Hong Kong Gem & Jewelry Show 2007

Prices at the 2007 Hong Kong Show

by Richard W. Wise


Dateline Hong Kong.

This Thursday the Hong Kong Post reported that the U. S. dollar had reached a historic low against most major world currencies. Perhaps more important, the dollar which has been steadily losing ground against the Thai baht since its 2001 high, recently went into freefall. Historic data. Although the dollar along with the euro remains the international currency of choice, Bangkok is the capital of the colored gemstone trade and Thai dealers think in baht and the dollar has lost 19% against the Thai currency since the September 2006 show.

Ruby & Sapphire:

That said, prices of ruby and sapphire that were up dramatically in dollar terms at last year’s show ( read my 2006 report) have shown little upward movement. This is possibly the result of very poor sales at this September’s Bangkok show and would seem to indicate that Asian dealers are reluctant to pass along additional increases to a U. S. market currently viewed as on the edge of recession. The September Hong Kong show is one of the big three, the triumvirate of shows that sets future market prices. It will be interesting to see if dealer’s restraint will last until the all important Tucson shows in February particularly if the dollar continues to slide.

As usual, dealers report that supplies are down, particularly for high quality Burmese ruby and sapphire. This is the gem dealer’s eternal lament and one is tempted to ask; “yeah right, so what else is new” except that a new pro-democracy movement has apparently broken out in Burma with thousands of people taking to the streets in the country’s two major cities Burma news updates. This has got to have a negative effect on supply, short term. Will the brutal crackdown that is sure to follow lead to new economic sanctions or a boycott of Burmese goods in the U. S. is difficult to predict.
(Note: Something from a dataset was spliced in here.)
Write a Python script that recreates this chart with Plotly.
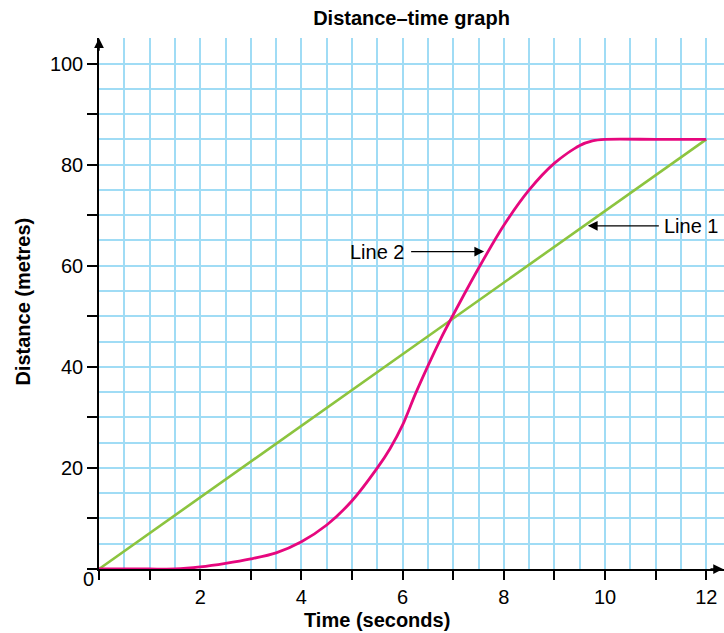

The gemstone business in Burma exists on two levels; on the one hand large scale mining is in the hands of the government. If you are doing large scale mining, you are in business with the army and much of the important material mined in large scale operations is marketed through the semi-annual government auctions. But, gem mining is mostly a cottage industry. At least 50% of the gems produced are from small scale mom and pop ventures that fall beneath the government’s radar and is smuggled out of the country. Having been on buying trips to Burma, it is my opinion that any new sanctions will probably backfire and impact the small scale subsistence miner more than the generals.